Both agencies will be able to reallocate their $7.6 million to future road and transportation projects.
The drop in cost is primarily due to construction bids coming in lower than expected and a reduction in construction management costs, according to Victorville City Manager Doug Robertson.
The engineer’s estimate to build the interchange was $49.8 million. However, when bids came in, Riverside Construction won with a bid of $36.2 million.
SANBAG also approved $8 million to Arcadis US for construction management, but that cost is coming in $2 million or 25 percent under budget. Arcadis and SANBAG worked to cut costs by shortening the timeline for construction by four months, shifting staffing, opting not to use an office complex and reducing funds to sub-consultants.
Victorville struggled for decades to get the interchange off the ground, hoping to alleviate traffic on Bear Valley Road by providing another east/west route across town and another way to access Interstate 15.
In 2010, the city agreed to hand construction to SANBAG, splitting costs evenly between the two. The project broke ground in February 2011, with construction now roughly half-way done and on schedule for a mid-2013 completion.

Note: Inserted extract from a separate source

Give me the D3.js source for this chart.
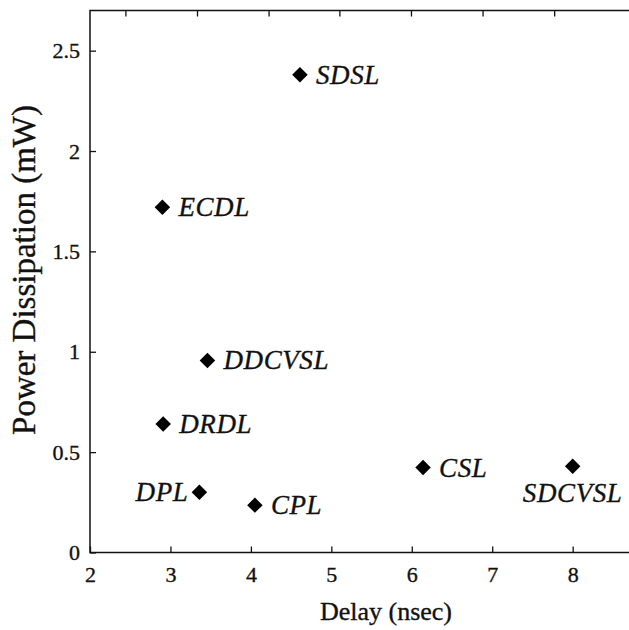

SANBAG’s share of the money comes from state Corridor Mobility Improvement Account funds and Measure I sales tax revenue, dedicated to Victor Valley road projects. Tim Watkins, spokesman for the agency, said the state previously reduced its CMIA allocation, with the rest of the saved funds available for qualified future projects in San Bernardino County.
Victorville’s share of funds comes from anticipated development impact fees, paid each time a new home or business is built. Robertson said the DIF funds will be available for use on other projects sooner than they would have had the interchange come in at its original estimated cost.